6月30日に開催された特定施設事業者連絡協議会の平成22年度第1回定例研究会。後半の講演者は医療機器を装着した利用者を受け入れる介護付有料老人ホームを経営している株式会社誠心代表取締役社長、吉松泰子氏が登壇した。吉松氏は20年看護師として福岡県内の病院に勤務した後、自ら介護付有料老人ホームや在宅ホスピスを積極的に行う介護共同住宅を設立した。
吉松氏は「医療・特定施設との連携〜特定施設での終末医療」をテーマに講演を行ったが、その根本理念は先に講演した橋本氏同様、「特定施設での医療は、あくまで生活援助の一環としての医療」だと語った。なかでも、ターミナル期にある方の医療は、死を寿命として捉え、寿命を全うするための医療の提供が必要だとした。
吉松氏が運営する在宅ホスピス「プランダムール」(福岡県太宰府市)には、気管切開、胃ろう、鼻腔経管栄養、IVHなど、常に管理が必要な入居者が生活しており、連携訪問看護ステーションから看護師が配置され、24時間のケアを行っている。
講演の中で、「プランダムール」での生活の様子を描いたドキュメンタリーが紹介され、そこには、まさに今、息を引き取ろうとしている女性の様子が描かれていた。看護師や看護師が周囲を取り囲むなか、次第に呼吸が弱くなっていく女性に、彼女が大好きだったアイスクリームを口元にはこぶ。全員で声を掛け合い、かけつけた初老の息子もずっと手を握っているシーンが映し出される。それは悲しみに支配された光景ではなく、無事旅立ってほしいという崇高な願いに満ちた笑顔があふれた光景だった。
やがて医師が呼ばれ、死亡を確認。ご遺体は職員の手で浴室へ運ばれ、頭からつま先まできれいに洗い上げられていた。湯かんの儀を兼ねたこうした行為は、病院や家庭では不可能なため、家族も感謝して「おふくろの裸を見たのは何十年ぶりだ……」とつぶやきながら一緒に洗い清める家族の印象的だった。

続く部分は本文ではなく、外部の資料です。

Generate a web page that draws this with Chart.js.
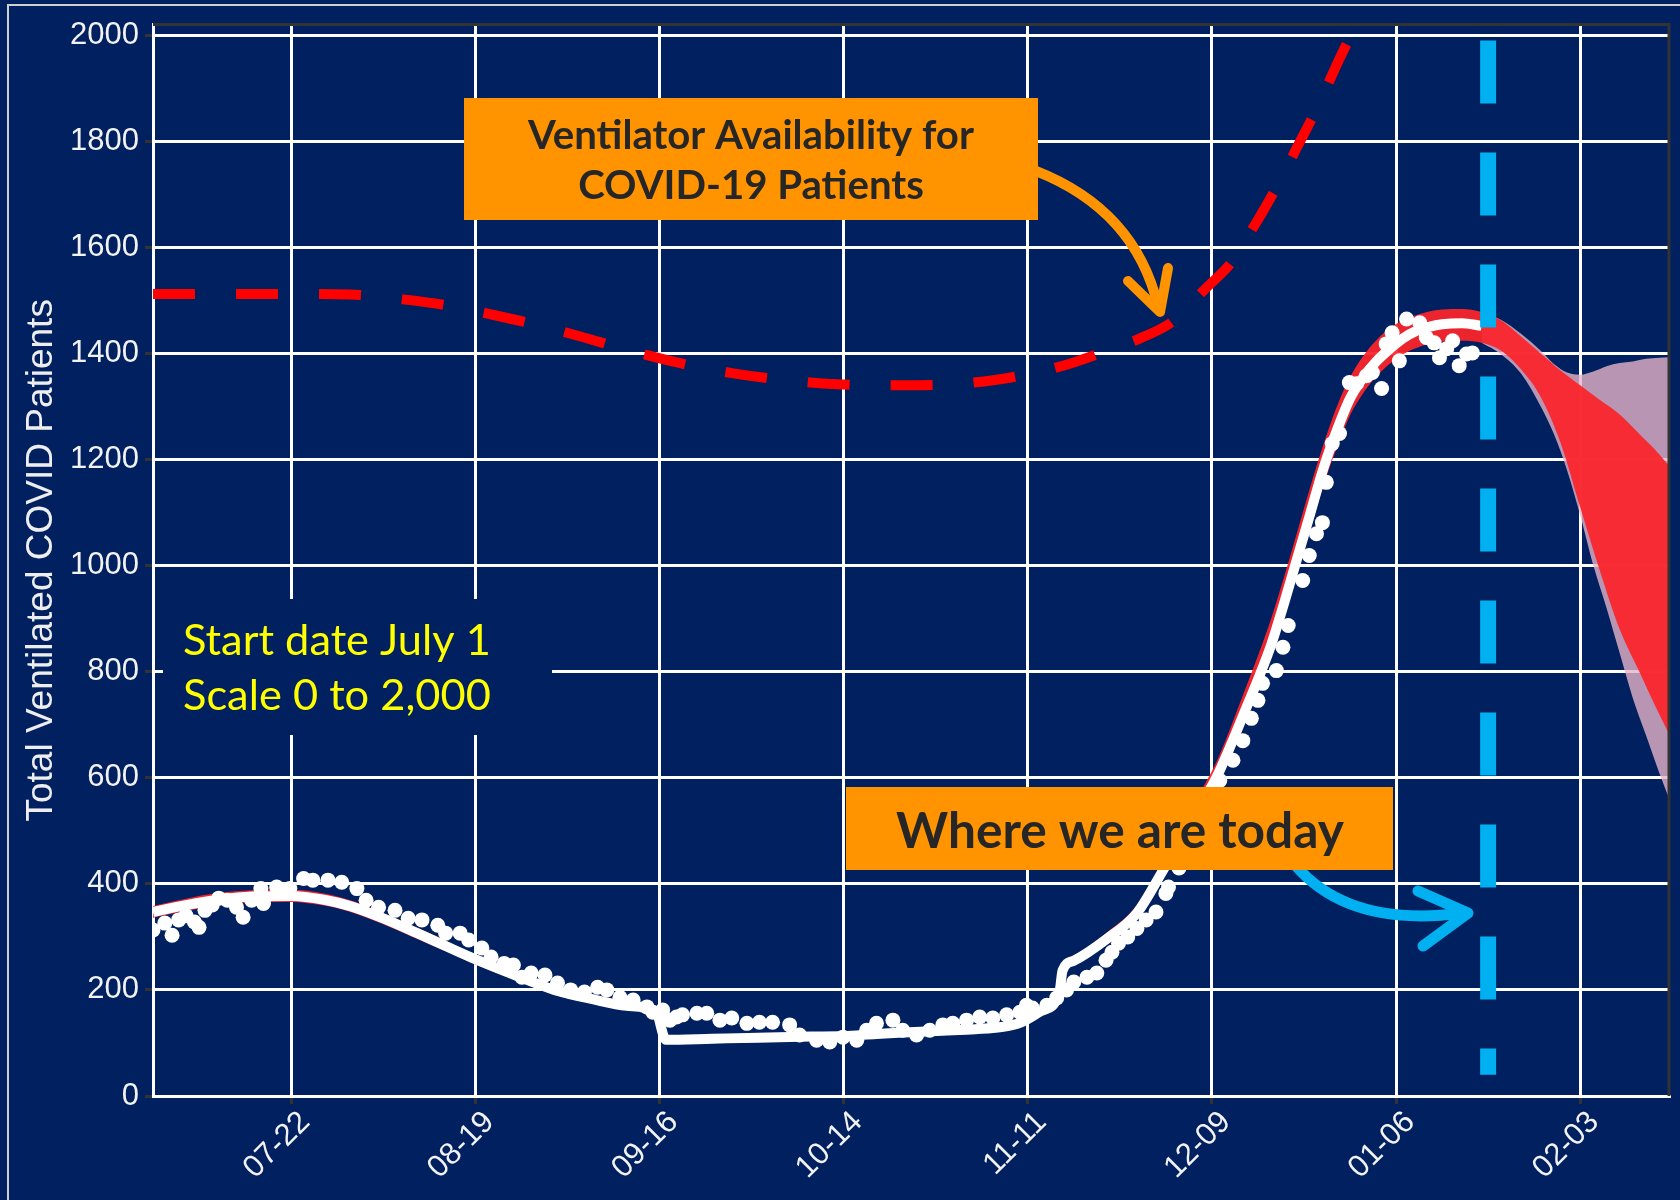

こうした映像を撮影できるのも、利用者と施設側の信頼関係があればこそ。この場所が、病院で管理されるのとは違う「自分らしい」暮らしが可能で、また家族と自分自身の願いをかなえる「尊厳ある看取り」ができることを知っているから、なんら隠すことなく、こうした映像を披露することができるのだと吉松氏は語る。
特定施設はライバルである高専賃の多様化などにより、大きな変革を迫られるであろうが、吉松氏は、「終末医療を提供できるか否か」が、今後、特定施設に対する社会への要望ではないかと述べた。